Brassinosteroids (BRs) regulate plant architecture through the transcription factor BZR1, yet the molecular mechanisms underlying its role in axillary bud (AB) outgrowth and branching remain poorly characterized in M. truncatula. Here, we investigated the function of MtBZR1 using a null mutant (mtbzr1) through integrated phenotypic, transcriptomic, and hormonal analyses. Phenotypic comparisons revealed that the mtbzr1 mutant exhibited a 22.9 % reduction in primary branches, shorter ABs, and significantly lower biomass accumulation than the wild type (WT). Treatment with 24-epibrassinolide (EBR) promoted AB elongation in isolated stem segments of WT, whereas this response was severely attenuated in mtbzr1, confirming the essential role of MtBZR1 in BR-mediated AB outgrowth.
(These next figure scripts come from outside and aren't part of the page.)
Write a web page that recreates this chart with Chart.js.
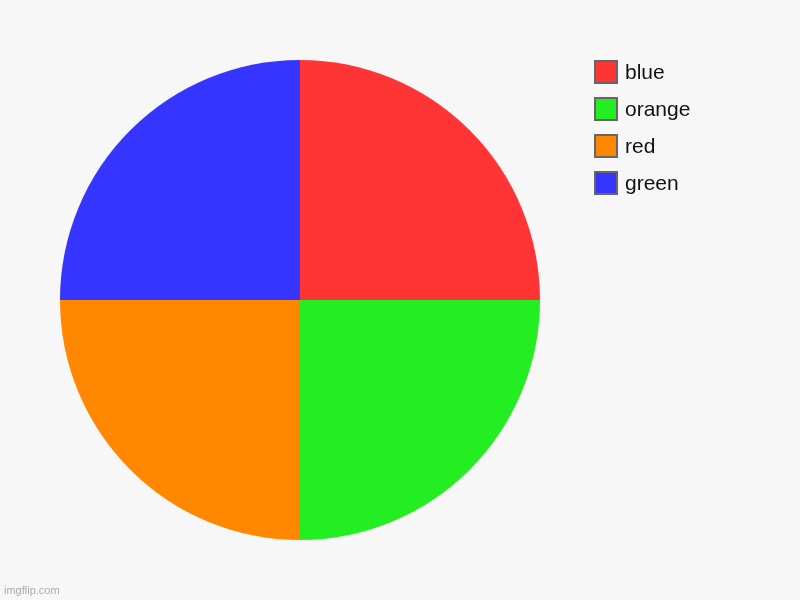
<!DOCTYPE html>
<html>
<head>
<meta charset="utf-8">
<script src="https://cdn.jsdelivr.net/npm/chart.js@4"></script>
<style>
  body { margin: 0; background: #f7f7f7; font-family: "Liberation Sans", Arial, sans-serif; }
  #wrap { position: relative; width: 800px; height: 600px; }
  #legend { position: absolute; left: 594px; top: 60px; }
  .item { height: 37px; display: flex; align-items: flex-start; }
  .box { width: 20px; height: 20px; border: 2px solid #666; margin-right: 7px; }
  .label { font-size: 21px; color: #111; line-height: 24px; }
  #mark { position: absolute; left: 4px; top: 584px; font-size: 11px; color: #aaa; }
</style>
</head>
<body>
<div id="wrap">
  <canvas id="myChart" width="800" height="600"></canvas>
  <div id="legend"></div>
  <div id="mark">imgflip.com</div>
</div>
<script>
const labels = ["blue", "orange", "red", "green"];
const values = [25, 25, 25, 25];
const colors = ["#ff3535", "#22ee22", "#ff8800", "#3535ff"];

document.addEventListener("DOMContentLoaded", (event) => {
    createPieChart(labels, values, colors);
    createLegend(labels, colors);
});

function createPieChart(labels, data, colors){
    const ctx = document.getElementById('myChart');
    new Chart(ctx, {
        type: 'pie',
        data: {
            labels: labels,
            datasets: [{
                data: data,
                backgroundColor: colors,
                borderWidth: 0
            }]
        },
        options: {
            responsive: false,
            animation: false,
            layout: { padding: { left: 60, top: 60, bottom: 60, right: 260 } },
            plugins: {
                legend: { display: false },
                tooltip: { enabled: false }
            }
        }
    });
}

function createLegend(labels, colors){
    const legend = document.getElementById('legend');
    for(let i = 0; i < labels.length; i++){
        let item = document.createElement('div');
        item.className = 'item';
        item.innerHTML = '<div class="box" style="background:' + colors[i] + '"></div><span class="label">' + labels[i] + '</span>';
        legend.appendChild(item);
    }
}
</script>
</body>
</html>
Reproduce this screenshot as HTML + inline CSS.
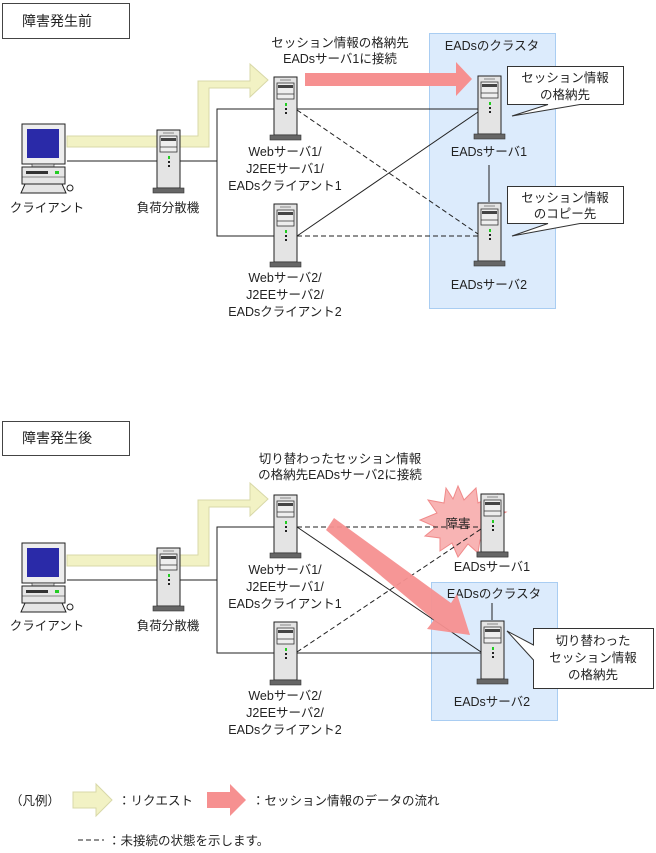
<!DOCTYPE html>
<html><head><meta charset="utf-8"><style>
body{margin:0;background:#fff}
svg{display:block}
text{font-family:"Liberation Sans","Noto Sans CJK JP",sans-serif;font-size:12.5px;fill:#222}
</style></head><body>
<svg width="656" height="853" viewBox="0 0 656 853" xmlns="http://www.w3.org/2000/svg">
<defs>
<g id="srv">
<rect x="0" y="0" width="23" height="58" fill="#e4e4e4" stroke="#222" stroke-width="1"/>
<line x1="6" y1="3" x2="17" y2="3" stroke="#888"/>
<rect x="3" y="6" width="17" height="16" fill="#eee" stroke="#333" stroke-width="0.8"/>
<rect x="4" y="8" width="15" height="3" fill="#444"/>
<line x1="3" y1="17" x2="20" y2="17" stroke="#333" stroke-width="0.8"/>
<rect x="11" y="26" width="2" height="3" fill="#2c2"/>
<rect x="11" y="31" width="2" height="2" fill="#222"/>
<rect x="11" y="35" width="2" height="2" fill="#222"/>
<rect x="-4" y="58" width="31" height="5" fill="#666" stroke="#333" stroke-width="0.6"/>
</g>
<g id="pc">
<rect x="0" y="0" width="43" height="40" fill="#eee" stroke="#222"/>
<rect x="5" y="5" width="32" height="29" fill="#2a2aa8"/>
<rect x="10" y="40" width="22" height="3" fill="#ccc" stroke="#222" stroke-width="0.6"/>
<rect x="0" y="43" width="43" height="17" fill="#e6e6e6" stroke="#222"/>
<rect x="4" y="47" width="22" height="3" fill="#333"/>
<rect x="33" y="47" width="4" height="3" fill="#2c2"/>
<line x1="0" y1="53" x2="43" y2="53" stroke="#222" stroke-width="0.6"/>
<polygon points="3,60 40,60 44,69 -1,69" fill="#e6e6e6" stroke="#222"/>
<circle cx="48" cy="64" r="3" fill="#fff" stroke="#222"/>
</g>
</defs>

<!-- ===== TOP ===== -->
<rect x="2.5" y="3.5" width="127" height="35" fill="#fff" stroke="#444"/>
<text x="22" y="26" style="font-size:14px">障害発生前</text>

<rect x="429.5" y="33.5" width="126" height="275" fill="#dcebfc" stroke="#a9cdf2"/>
<text x="492" y="50" text-anchor="middle">EADsのクラスタ</text>

<polygon points="67,136 198,136 198,81 250,81 250,64 268,80 250,97 250,88 209,88 209,147 67,147" fill="#f2f2c4" stroke="#d8d8a8"/>
<polygon points="305,73 456,73 456,62 472,79 456,96 456,86 305,86" fill="#f69090"/>
<text x="340" y="47" text-anchor="middle">セッション情報の格納先</text>
<text x="340" y="63" text-anchor="middle">EADsサーバ1に接続</text>

<g stroke="#222" stroke-width="1" fill="none">
<polyline points="67,161 157,161"/>
<polyline points="180,161 217,161"/>
<polyline points="274,109 217,109 217,236 274,236"/>
<line x1="297" y1="109" x2="478" y2="109"/>
<line x1="297" y1="236" x2="478" y2="112"/>
<line x1="297" y1="110" x2="478" y2="234" stroke-dasharray="5,3"/>
<line x1="297" y1="236" x2="478" y2="236" stroke-dasharray="5,3"/>
<line x1="489" y1="165" x2="489" y2="202"/>
</g>

<use href="#pc" x="22" y="124"/>
<use href="#srv" x="157" y="130"/>
<use href="#srv" x="274" y="77"/>
<use href="#srv" x="274" y="204"/>
<use href="#srv" x="478" y="76"/>
<use href="#srv" x="478" y="203"/>

<text x="47" y="212" text-anchor="middle">クライアント</text>
<text x="168" y="212" text-anchor="middle">負荷分散機</text>
<text x="285" y="156" text-anchor="middle">Webサーバ1/</text>
<text x="285" y="173" text-anchor="middle">J2EEサーバ1/</text>
<text x="285" y="190" text-anchor="middle">EADsクライアント1</text>
<text x="285" y="282" text-anchor="middle">Webサーバ2/</text>
<text x="285" y="299" text-anchor="middle">J2EEサーバ2/</text>
<text x="285" y="316" text-anchor="middle">EADsクライアント2</text>
<text x="489" y="156" text-anchor="middle">EADsサーバ1</text>
<text x="489" y="289" text-anchor="middle">EADsサーバ2</text>

<polygon points="507.5,66.5 623.5,66.5 623.5,104.5 580,104.5 512,116 548,104.5 507.5,104.5" fill="#fff" stroke="#333"/>
<text x="565" y="82" text-anchor="middle">セッション情報</text>
<text x="565" y="99" text-anchor="middle">の格納先</text>
<polygon points="507.5,186.5 623.5,186.5 623.5,223.5 580,223.5 512,236 548,223.5 507.5,223.5" fill="#fff" stroke="#333"/>
<text x="565" y="202" text-anchor="middle">セッション情報</text>
<text x="565" y="218" text-anchor="middle">のコピー先</text>

<!-- ===== BOTTOM ===== -->
<rect x="2.5" y="421.5" width="127" height="34" fill="#fff" stroke="#444"/>
<text x="22" y="443" style="font-size:14px">障害発生後</text>

<rect x="431.5" y="582.5" width="126" height="138" fill="#dcebfc" stroke="#a9cdf2"/>
<text x="494" y="598" text-anchor="middle">EADsのクラスタ</text>

<polygon points="67,555 198,555 198,500 250,500 250,483 268,499 250,516 250,507 209,507 209,566 67,566" fill="#f2f2c4" stroke="#d8d8a8"/>
<text x="340" y="463" text-anchor="middle">切り替わったセッション情報</text>
<text x="340" y="479" text-anchor="middle">の格納先EADsサーバ2に接続</text>

<polygon points="458,486 464,500 476,488 478,503 497,494 490,510 506,512 492,520 503,530 489,532 494,545 480,540 478,553 468,544 458,557 452,543 440,551 440,538 425,536 436,527 420,520 437,513 428,500 444,503 446,488 453,499" fill="#f8b4b4" stroke="#f08a8a"/>
<text x="458" y="528" text-anchor="middle">障害</text>

<g stroke="#222" stroke-width="1" fill="none">
<polyline points="67,580 157,580"/>
<polyline points="180,580 217,580"/>
<polyline points="274,527 217,527 217,653 274,653"/>
<line x1="297" y1="653" x2="481" y2="653"/>
<line x1="297" y1="527" x2="481" y2="652"/>
<line x1="297" y1="527" x2="481" y2="527" stroke-dasharray="5,3"/>
<line x1="297" y1="652" x2="481" y2="529" stroke-dasharray="5,3"/>
<line x1="492" y1="603" x2="492" y2="620"/>
</g>

<polygon points="326,530 334,518 451,603 457,594 470,635 427,629 434,620 " fill="#f69090" opacity="0.95"/>

<use href="#pc" x="22" y="543"/>
<use href="#srv" x="157" y="548"/>
<use href="#srv" x="274" y="495"/>
<use href="#srv" x="274" y="622"/>
<use href="#srv" x="481" y="494"/>
<use href="#srv" x="481" y="621"/>

<use href="#srv" x="481" y="494"/>

<text x="47" y="630" text-anchor="middle">クライアント</text>
<text x="168" y="630" text-anchor="middle">負荷分散機</text>
<text x="285" y="574" text-anchor="middle">Webサーバ1/</text>
<text x="285" y="591" text-anchor="middle">J2EEサーバ1/</text>
<text x="285" y="608" text-anchor="middle">EADsクライアント1</text>
<text x="285" y="700" text-anchor="middle">Webサーバ2/</text>
<text x="285" y="717" text-anchor="middle">J2EEサーバ2/</text>
<text x="285" y="734" text-anchor="middle">EADsクライアント2</text>
<text x="492" y="571" text-anchor="middle">EADsサーバ1</text>
<text x="492" y="706" text-anchor="middle">EADsサーバ2</text>

<polygon points="533.5,628.5 653.5,628.5 653.5,688.5 533.5,688.5 533.5,660 507,631 533.5,645" fill="#fff" stroke="#333"/>
<text x="593" y="645" text-anchor="middle">切り替わった</text>
<text x="593" y="662" text-anchor="middle">セッション情報</text>
<text x="593" y="679" text-anchor="middle">の格納先</text>

<!-- legend -->
<text x="10" y="805">（凡例）</text>
<polygon points="73,792 96,792 96,784 112,800 96,816 96,808 73,808" fill="#f2f2c4" stroke="#d8d8a8"/>
<text x="118" y="805">：リクエスト</text>
<polygon points="207,792 230,792 230,784 246,800 230,816 230,808 207,808" fill="#f69090"/>
<text x="252" y="805">：セッション情報のデータの流れ</text>
<line x1="78" y1="840" x2="104" y2="840" stroke="#222" stroke-dasharray="5,3"/>
<text x="108" y="845">：未接続の状態を示します。</text>
</svg>
</body></html>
Transcriptomic profiling identified 27,624 differentially expressed genes (DEGs) in the ABs of mtbzr1 compared to WT, with pronounced suppression of photosynthesis-related genes and cell cycle regulators. Hormone pathway analysis revealed transcriptional repression of auxin biosynthesis genes, coupled with elevated expression of strigolactone (SL) and abscisic acid (ABA) biosynthetic/signaling components. Quantification of endogenous hormones confirmed reduced indole-3-acetic acid (IAA) and elevated ABA levels in the ABs of mtbzr1. Overexpression of the homologous gene MsBZR1 (74.0 % protein identity to MtBZR1) in alfalfa (Medicago sativa L.) resulted in a 43.1–59.8 % increase in branching, consequently improving biomass, highlighting its yield promotion potential in forage crop. Collectively, these findings delineate the MtBZR1-mediated regulatory network controlling AB development in M. truncatula and provide strategic genetic targets for forage productivity enhancement.